**Written request:**
Will you output all of the data below exactly, omitting the images?

────────

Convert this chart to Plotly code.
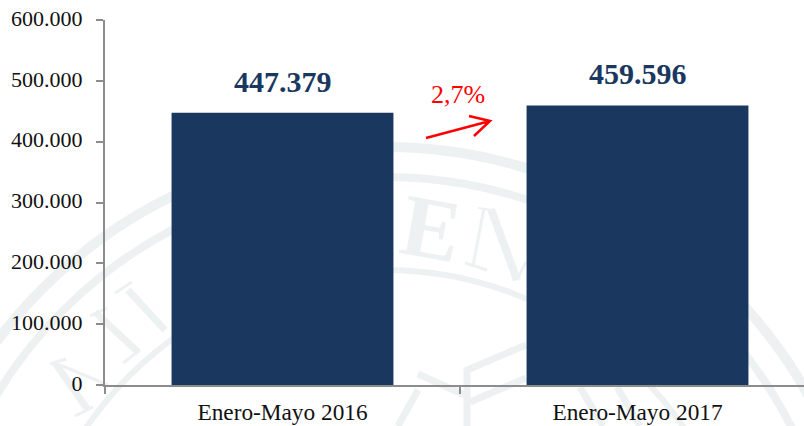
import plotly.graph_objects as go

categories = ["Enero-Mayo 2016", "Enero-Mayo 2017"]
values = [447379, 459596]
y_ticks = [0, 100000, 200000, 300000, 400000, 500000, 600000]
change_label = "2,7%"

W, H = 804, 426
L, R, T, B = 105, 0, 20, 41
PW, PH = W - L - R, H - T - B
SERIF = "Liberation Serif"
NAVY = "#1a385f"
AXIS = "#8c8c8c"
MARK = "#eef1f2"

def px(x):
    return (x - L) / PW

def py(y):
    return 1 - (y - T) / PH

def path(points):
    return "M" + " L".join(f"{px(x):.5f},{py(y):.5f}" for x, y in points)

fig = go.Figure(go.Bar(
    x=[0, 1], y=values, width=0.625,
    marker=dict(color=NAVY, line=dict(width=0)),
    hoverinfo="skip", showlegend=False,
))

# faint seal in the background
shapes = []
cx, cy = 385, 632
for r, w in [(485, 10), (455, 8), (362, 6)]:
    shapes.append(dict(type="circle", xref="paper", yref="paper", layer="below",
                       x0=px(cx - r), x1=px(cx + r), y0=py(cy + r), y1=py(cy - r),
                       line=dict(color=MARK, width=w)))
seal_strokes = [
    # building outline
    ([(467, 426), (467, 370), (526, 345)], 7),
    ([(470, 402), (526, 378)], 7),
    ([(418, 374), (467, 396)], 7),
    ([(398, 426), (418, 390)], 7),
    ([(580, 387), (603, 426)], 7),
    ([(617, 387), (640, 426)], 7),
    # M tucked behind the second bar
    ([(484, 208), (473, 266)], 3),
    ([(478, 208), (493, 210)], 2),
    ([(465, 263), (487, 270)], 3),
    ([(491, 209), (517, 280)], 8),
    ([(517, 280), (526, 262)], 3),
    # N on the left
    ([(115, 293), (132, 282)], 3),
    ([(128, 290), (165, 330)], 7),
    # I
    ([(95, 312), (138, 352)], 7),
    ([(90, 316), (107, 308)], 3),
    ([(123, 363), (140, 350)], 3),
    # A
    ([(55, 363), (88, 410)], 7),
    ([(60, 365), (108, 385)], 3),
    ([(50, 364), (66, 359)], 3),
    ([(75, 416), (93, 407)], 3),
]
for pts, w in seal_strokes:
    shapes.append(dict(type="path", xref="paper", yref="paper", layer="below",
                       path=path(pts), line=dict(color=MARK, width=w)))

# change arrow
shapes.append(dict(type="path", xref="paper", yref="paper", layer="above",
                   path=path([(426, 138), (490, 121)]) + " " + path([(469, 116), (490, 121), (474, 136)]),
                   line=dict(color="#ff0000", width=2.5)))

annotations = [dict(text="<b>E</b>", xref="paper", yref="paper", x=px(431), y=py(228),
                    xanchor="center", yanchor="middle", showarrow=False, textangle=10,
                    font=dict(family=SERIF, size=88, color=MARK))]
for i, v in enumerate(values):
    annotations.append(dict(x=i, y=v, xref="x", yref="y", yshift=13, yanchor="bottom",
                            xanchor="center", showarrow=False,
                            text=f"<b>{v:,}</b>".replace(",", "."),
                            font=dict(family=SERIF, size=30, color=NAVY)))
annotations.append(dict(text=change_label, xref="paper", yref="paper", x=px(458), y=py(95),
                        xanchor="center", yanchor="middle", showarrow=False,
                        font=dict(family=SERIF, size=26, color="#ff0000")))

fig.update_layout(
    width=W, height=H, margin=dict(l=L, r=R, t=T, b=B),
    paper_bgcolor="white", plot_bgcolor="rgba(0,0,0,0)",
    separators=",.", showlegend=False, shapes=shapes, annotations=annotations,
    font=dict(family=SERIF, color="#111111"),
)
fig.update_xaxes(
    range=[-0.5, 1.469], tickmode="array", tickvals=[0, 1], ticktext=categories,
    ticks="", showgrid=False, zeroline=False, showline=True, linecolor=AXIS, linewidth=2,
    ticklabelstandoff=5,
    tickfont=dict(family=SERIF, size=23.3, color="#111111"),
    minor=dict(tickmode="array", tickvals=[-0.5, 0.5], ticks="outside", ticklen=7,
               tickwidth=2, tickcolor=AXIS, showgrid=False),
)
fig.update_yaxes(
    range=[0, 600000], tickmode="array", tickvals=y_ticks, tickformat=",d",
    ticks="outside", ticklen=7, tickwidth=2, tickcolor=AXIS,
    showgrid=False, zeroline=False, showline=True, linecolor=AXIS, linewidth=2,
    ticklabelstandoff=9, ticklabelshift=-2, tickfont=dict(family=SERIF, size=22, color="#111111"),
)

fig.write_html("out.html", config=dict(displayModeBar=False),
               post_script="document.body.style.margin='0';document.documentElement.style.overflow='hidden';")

────────

**Solved problem:**
Convert this chart to Plotly code.
import plotly.graph_objects as go

categories = ["Enero-Mayo 2016", "Enero-Mayo 2017"]
values = [447379, 459596]
y_ticks = [0, 100000, 200000, 300000, 400000, 500000, 600000]
change_label = "2,7%"

W, H = 804, 426
L, R, T, B = 105, 0, 20, 41
PW, PH = W - L - R, H - T - B
SERIF = "Liberation Serif"
NAVY = "#1a385f"
AXIS = "#8c8c8c"
MARK = "#eef1f2"

def px(x):
    return (x - L) / PW

def py(y):
    return 1 - (y - T) / PH

def path(points):
    return "M" + " L".join(f"{px(x):.5f},{py(y):.5f}" for x, y in points)

fig = go.Figure(go.Bar(
    x=[0, 1], y=values, width=0.625,
    marker=dict(color=NAVY, line=dict(width=0)),
    hoverinfo="skip", showlegend=False,
))

# faint seal in the background
shapes = []
cx, cy = 385, 632
for r, w in [(485, 10), (455, 8), (362, 6)]:
    shapes.append(dict(type="circle", xref="paper", yref="paper", layer="below",
                       x0=px(cx - r), x1=px(cx + r), y0=py(cy + r), y1=py(cy - r),
                       line=dict(color=MARK, width=w)))
seal_strokes = [
    # building outline
    ([(467, 426), (467, 370), (526, 345)], 7),
    ([(470, 402), (526, 378)], 7),
    ([(418, 374), (467, 396)], 7),
    ([(398, 426), (418, 390)], 7),
    ([(580, 387), (603, 426)], 7),
    ([(617, 387), (640, 426)], 7),
    # M tucked behind the second bar
    ([(484, 208), (473, 266)], 3),
    ([(478, 208), (493, 210)], 2),
    ([(465, 263), (487, 270)], 3),
    ([(491, 209), (517, 280)], 8),
    ([(517, 280), (526, 262)], 3),
    # N on the left
    ([(115, 293), (132, 282)], 3),
    ([(128, 290), (165, 330)], 7),
    # I
    ([(95, 312), (138, 352)], 7),
    ([(90, 316), (107, 308)], 3),
    ([(123, 363), (140, 350)], 3),
    # A
    ([(55, 363), (88, 410)], 7),
    ([(60, 365), (108, 385)], 3),
    ([(50, 364), (66, 359)], 3),
    ([(75, 416), (93, 407)], 3),
]
for pts, w in seal_strokes:
    shapes.append(dict(type="path", xref="paper", yref="paper", layer="below",
                       path=path(pts), line=dict(color=MARK, width=w)))

# change arrow
shapes.append(dict(type="path", xref="paper", yref="paper", layer="above",
                   path=path([(426, 138), (490, 121)]) + " " + path([(469, 116), (490, 121), (474, 136)]),
                   line=dict(color="#ff0000", width=2.5)))

annotations = [dict(text="<b>E</b>", xref="paper", yref="paper", x=px(431), y=py(228),
                    xanchor="center", yanchor="middle", showarrow=False, textangle=10,
                    font=dict(family=SERIF, size=88, color=MARK))]
for i, v in enumerate(values):
    annotations.append(dict(x=i, y=v, xref="x", yref="y", yshift=13, yanchor="bottom",
                            xanchor="center", showarrow=False,
                            text=f"<b>{v:,}</b>".replace(",", "."),
                            font=dict(family=SERIF, size=30, color=NAVY)))
annotations.append(dict(text=change_label, xref="paper", yref="paper", x=px(458), y=py(95),
                        xanchor="center", yanchor="middle", showarrow=False,
                        font=dict(family=SERIF, size=26, color="#ff0000")))

fig.update_layout(
    width=W, height=H, margin=dict(l=L, r=R, t=T, b=B),
    paper_bgcolor="white", plot_bgcolor="rgba(0,0,0,0)",
    separators=",.", showlegend=False, shapes=shapes, annotations=annotations,
    font=dict(family=SERIF, color="#111111"),
)
fig.update_xaxes(
    range=[-0.5, 1.469], tickmode="array", tickvals=[0, 1], ticktext=categories,
    ticks="", showgrid=False, zeroline=False, showline=True, linecolor=AXIS, linewidth=2,
    ticklabelstandoff=5,
    tickfont=dict(family=SERIF, size=23.3, color="#111111"),
    minor=dict(tickmode="array", tickvals=[-0.5, 0.5], ticks="outside", ticklen=7,
               tickwidth=2, tickcolor=AXIS, showgrid=False),
)
fig.update_yaxes(
    range=[0, 600000], tickmode="array", tickvals=y_ticks, tickformat=",d",
    ticks="outside", ticklen=7, tickwidth=2, tickcolor=AXIS,
    showgrid=False, zeroline=False, showline=True, linecolor=AXIS, linewidth=2,
    ticklabelstandoff=9, ticklabelshift=-2, tickfont=dict(family=SERIF, size=22, color="#111111"),
)

fig.write_html("out.html", config=dict(displayModeBar=False),
               post_script="document.body.style.margin='0';document.documentElement.style.overflow='hidden';")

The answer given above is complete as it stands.